Beleaguered foreign currency exchange company Travelex confirmed on Friday that the first of its U.K.-based customer-facing systems were back up and running after the New Year’s Eve discovery of Sodinokibi ransomware on its network prompted a shutdown of key systems.

Meanwhile, a worrisome report revealed that dozens of major U.S. organizations and businesses have also failed to patch the same Pulse Secure VPN server vulnerability through which Travelex was infected, even though the a fix was issued in April 2019. Citing research from Bad Packets Report, the Wall Street Journal today named several of these potentially affected companies, including Purdue Pharma, Revlon and Texas Instruments.

Other companies included a California utility, a border-police force and an appellate court, said Troy Mursch, Bad Packets’ chief research officer, per the WSJ report.

“We have continued to make good progress with our technology recovery. Having already restored some of our internal and order processing systems, we have started to restore customer-facing systems, beginning with the in-store systems that process customer orders electronically. The first of these are now successfully live in the UK,” the Travelex said in an online customer information hub it has set up. “We have decided to take a phased approach to ensure the integrity and security of our systems and therefore certain limitations will be in place as we move towards restoring full functionality across the entire Travelex estate.”

Since Dec. 31, affected Travelex locations have been processing transactions manually while digital and online services were taken offline to prevent further spread of the ransomware. “We have started restoring forex order processing electronically in our UK stores and in some of our UK retail partner locations, and we are also now starting our VAT refund service in UK airports. We are also making good progress on restoring our proprietary UK International Money Transfer Service, which will be available by the end of the month,” the company said.

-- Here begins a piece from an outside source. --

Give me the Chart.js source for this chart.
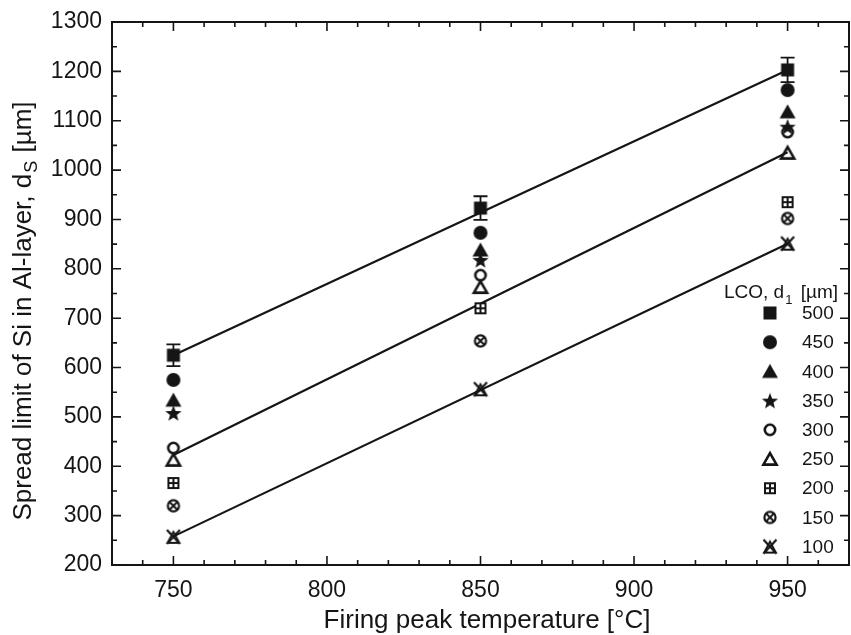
<!DOCTYPE html>
<html>
<head>
<meta charset="utf-8">
<script src="https://cdn.jsdelivr.net/npm/chart.js@4.4.1/dist/chart.umd.min.js"></script>
<style>
  html, body { margin: 0; padding: 0; background: #fff; }
  #wrap { width: 851px; height: 635px; position: relative; }
</style>
</head>
<body>
<div id="wrap"><canvas id="c" width="851" height="635"></canvas></div>
<script>
// ---- data ----
const temps = [750, 850, 950];
const seriesLabels = ['500', '450', '400', '350', '300', '250', '200', '150', '100'];
const d500 = [625, 923, 1203];
const d450 = [575, 873, 1162];
const d400 = [534, 838, 1118];
const d350 = [508, 818, 1088];
const d300 = [437, 787, 1077];
const d250 = [413, 763, 1035];
const d200 = [366, 720, 935];
const d150 = [320, 654, 902];
const d100 = [257, 556, 851];
const err500 = [22, 24, 25];
const fitTemps = [750, 950];
const fitUpper = [625, 1203];
const fitMiddle = [423, 1036];
const fitLower = [258, 851];
const xTickValues = [750, 800, 850, 900, 950];
const yTickValues = [200, 300, 400, 500, 600, 700, 800, 900, 1000, 1100, 1200, 1300];
const legendTitle = ['LCO, d', '1', ' [µm]'];
const yTitle = ['Spread limit of Si in Al-layer, d', 'S', ' [µm]'];
const xTitle = 'Firing peak temperature [°C]';

const INK = '#151515';
const FONT = '"Liberation Sans", Arial, sans-serif';

// ---- marker images ----
function makeMarker(kind) {
  const s = 20;
  const cv = document.createElement('canvas');
  cv.width = s; cv.height = s;
  const c = cv.getContext('2d');
  c.translate(s / 2, s / 2);
  c.fillStyle = INK; c.strokeStyle = INK;
  c.lineJoin = 'miter';
  if (kind === 'sq') {
    c.fillRect(-6.5, -6.5, 13, 13);
  } else if (kind === 'ci') {
    c.beginPath(); c.arc(0, 0, 7, 0, Math.PI * 2); c.fill();
  } else if (kind === 'tr') {
    c.beginPath(); c.moveTo(0, -7.5); c.lineTo(8, 6.5); c.lineTo(-8, 6.5); c.closePath(); c.fill();
  } else if (kind === 'st') {
    c.beginPath();
    for (let i = 0; i < 10; i++) {
      const r = i % 2 === 0 ? 8.5 : 3.6;
      const a = -Math.PI / 2 + i * Math.PI / 5;
      const px = r * Math.cos(a), py = r * Math.sin(a) + 0.8;
      if (i === 0) c.moveTo(px, py); else c.lineTo(px, py);
    }
    c.closePath(); c.fill();
  } else if (kind === 'oci') {
    c.lineWidth = 2.6;
    c.beginPath(); c.arc(0, 0, 5.2, 0, Math.PI * 2); c.stroke();
  } else if (kind === 'otr') {
    c.lineWidth = 2.6;
    c.beginPath(); c.moveTo(0, -5.8); c.lineTo(6.6, 5.6); c.lineTo(-6.6, 5.6); c.closePath(); c.stroke();
  } else if (kind === 'bp') {
    c.fillRect(-6, -6, 12, 12);
    c.fillStyle = '#fff';
    c.fillRect(-4, -4, 3, 3); c.fillRect(1, -4, 3, 3);
    c.fillRect(-4, 1, 3, 3); c.fillRect(1, 1, 3, 3);
  } else if (kind === 'cx') {
    c.lineWidth = 2.2;
    c.beginPath(); c.arc(0, 0, 5.6, 0, Math.PI * 2); c.stroke();
    c.lineWidth = 2;
    c.beginPath();
    c.moveTo(-4, -4); c.lineTo(4, 4); c.moveTo(4, -4); c.lineTo(-4, 4); c.stroke();
  } else if (kind === 'xt') {
    c.lineWidth = 2.2;
    c.beginPath(); c.moveTo(-6.5, -7); c.lineTo(6.5, 7); c.moveTo(6.5, -7); c.lineTo(-6.5, 7); c.stroke();
    c.lineWidth = 1.8;
    c.beginPath(); c.moveTo(0, -5); c.lineTo(6, 6); c.lineTo(-6, 6); c.closePath(); c.stroke();
  }
  return cv;
}

const seriesValues = [d500, d450, d400, d350, d300, d250, d200, d150, d100];
const markerKinds = ['sq', 'ci', 'tr', 'st', 'oci', 'otr', 'bp', 'cx', 'xt'];
const markerImgs = markerKinds.map(makeMarker);

function pts(xs, ys) { return xs.map((x, i) => ({ x: x, y: ys[i] })); }

const fitLine = (ys) => ({
  type: 'line', data: pts(fitTemps, ys), showLine: true, borderColor: INK, borderWidth: 2.2,
  pointRadius: 0, pointHoverRadius: 0, fill: false, order: 2, isFit: true
});

const datasets = [fitLine(fitUpper), fitLine(fitMiddle), fitLine(fitLower)];
seriesValues.forEach((vals, i) => {
  datasets.push({
    label: seriesLabels[i], data: pts(temps, vals), showLine: false,
    pointStyle: markerImgs[i], pointRadius: 7, pointHoverRadius: 7,
    borderColor: INK, backgroundColor: INK, order: 1
  });
});

// ---- plugins ----
const decor = {
  id: 'decor',
  afterDatasetsDraw(chart) {
    const ctx = chart.ctx, xs = chart.scales.x, ys = chart.scales.y;
    ctx.save();
    ctx.strokeStyle = INK; ctx.lineWidth = 1.8;
    temps.forEach((t, i) => {
      const px = xs.getPixelForValue(t);
      const top = ys.getPixelForValue(d500[i] + err500[i]);
      const bot = ys.getPixelForValue(d500[i] - err500[i]);
      ctx.beginPath();
      ctx.moveTo(px, top); ctx.lineTo(px, bot);
      ctx.moveTo(px - 7, top); ctx.lineTo(px + 7, top);
      ctx.moveTo(px - 7, bot); ctx.lineTo(px + 7, bot);
      ctx.stroke();
    });
    ctx.restore();
  },
  afterDraw(chart) {
    const ctx = chart.ctx, xs = chart.scales.x, ys = chart.scales.y;
    const a = chart.chartArea;
    ctx.save();
    ctx.strokeStyle = INK; ctx.lineWidth = 2;
    ctx.strokeRect(a.left, a.top, a.right - a.left, a.bottom - a.top);
    ctx.lineWidth = 1.6;
    ctx.beginPath();
    const major = 9, minor = 5;
    for (let v = Math.ceil(xs.min / 10) * 10; v <= xs.max; v += 10) {
      const px = xs.getPixelForValue(v);
      const len = xTickValues.includes(v) ? major : minor;
      ctx.moveTo(px, a.bottom); ctx.lineTo(px, a.bottom - len);
      ctx.moveTo(px, a.top); ctx.lineTo(px, a.top + len);
    }
    for (let v = ys.min; v <= ys.max; v += 50) {
      const py = ys.getPixelForValue(v);
      const len = yTickValues.includes(v) ? major : minor;
      ctx.moveTo(a.left, py); ctx.lineTo(a.left + len, py);
      ctx.moveTo(a.right, py); ctx.lineTo(a.right - len, py);
    }
    ctx.stroke();

    // axis titles
    ctx.fillStyle = INK;
    ctx.textBaseline = 'alphabetic';
    ctx.font = '26px ' + FONT;
    ctx.textAlign = 'center';
    ctx.fillText(xTitle, 487, 628);

    const bigF = '26px ' + FONT, subF = '18px ' + FONT;
    ctx.font = bigF; const w0 = ctx.measureText(yTitle[0]).width, w2 = ctx.measureText(yTitle[2]).width;
    ctx.font = subF; const w1 = ctx.measureText(yTitle[1]).width;
    const tw = w0 + w1 + w2;
    ctx.save();
    ctx.translate(31, 312);
    ctx.rotate(-Math.PI / 2);
    ctx.textAlign = 'left';
    let x0 = -tw / 2;
    ctx.font = bigF; ctx.fillText(yTitle[0], x0, 0); x0 += w0;
    ctx.font = subF; ctx.fillText(yTitle[1], x0 + 1, 6); x0 += w1 + 2;
    ctx.font = bigF; ctx.fillText(yTitle[2], x0, 0);
    ctx.restore();

    // legend
    ctx.textAlign = 'left';
    const tF = '19px ' + FONT, tS = '13px ' + FONT;
    let lx = 724;
    ctx.font = tF; ctx.fillText(legendTitle[0], lx, 298); lx += ctx.measureText(legendTitle[0]).width;
    ctx.font = tS; ctx.fillText(legendTitle[1], lx + 1, 304); lx += ctx.measureText(legendTitle[1]).width + 4;
    ctx.font = tF; ctx.fillText(legendTitle[2], lx, 298);

    ctx.font = '19px ' + FONT;
    ctx.textBaseline = 'middle';
    const ds = chart.data.datasets.filter(d => !d.isFit);
    ds.forEach((d, i) => {
      const cy = 313 + i * 29.2;
      const img = d.pointStyle;
      ctx.drawImage(img, 770 - img.width / 2, cy - img.height / 2);
      ctx.fillText(d.label, 802, cy + 1);
    });
    ctx.restore();
  }
};

const tickFont = { family: FONT, size: 23 };
const plainLabel = (v) => String(v);

new Chart(document.getElementById('c'), {
  type: 'scatter',
  data: { datasets: datasets },
  options: {
    responsive: false,
    animation: false,
    devicePixelRatio: 1,
    layout: { autoPadding: false, padding: { left: 0, top: 22, right: 2, bottom: 0 } },
    plugins: { legend: { display: false }, tooltip: { enabled: false } },
    scales: {
      x: {
        type: 'linear', min: 730, max: 970,
        grid: { display: false, drawTicks: false }, border: { display: false },
        afterBuildTicks: (s) => { s.ticks = xTickValues.map(v => ({ value: v })); },
        afterFit: (s) => { s.height = 70; s.paddingLeft = 0; s.paddingRight = 0; },
        ticks: { font: tickFont, color: INK, padding: 12, autoSkip: false, maxRotation: 0, callback: plainLabel }
      },
      y: {
        type: 'linear', min: 200, max: 1300,
        grid: { display: false, drawTicks: false }, border: { display: false },
        afterBuildTicks: (s) => { s.ticks = yTickValues.map(v => ({ value: v })); },
        afterFit: (s) => { s.width = 112; s.paddingTop = 0; s.paddingBottom = 0; },
        ticks: { font: tickFont, color: INK, padding: 10, autoSkip: false, callback: plainLabel }
      }
    }
  },
  plugins: [decor]
});
</script>
</body>
</html>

“Our focus is to ensure the integrity and robustness of the network and therefore Travelex is bringing systems up in a controlled and secure manner,” said Tony D’Souza, CEO of Travelex, in a video one the customer hub side. While making these fixes, the company is also enhancing and upgrading its systems in line with our longer-term technology strategy,” he said at another point in the video.

On Jan. 10, the Department of Homeland Security’s Cybersecurity and Infrastructure Security Agency (CISA) issued an alert warning that unsecured Pulse Secure VPN servers “continue to be an attractive target for malicious actors. Affected organizations that have not applied the software patch to fix a remote code execution (RCE) vulnerability, known as CVE-2019-11510, can become compromised in an attack.”

“Although Pulse Secure disclosed the vulnerability and provided software patches for the various affected products in April 2019, the Cybersecurity and Infrastructure Security Agency (CISA) continues to observe wide exploitation of CVE-2019-11510,” the alert continues. “CISA expects to see continued attacks exploiting unpatched Pulse Secure VPN environments and strongly urges users and administrators to upgrade to the corresponding fixes.”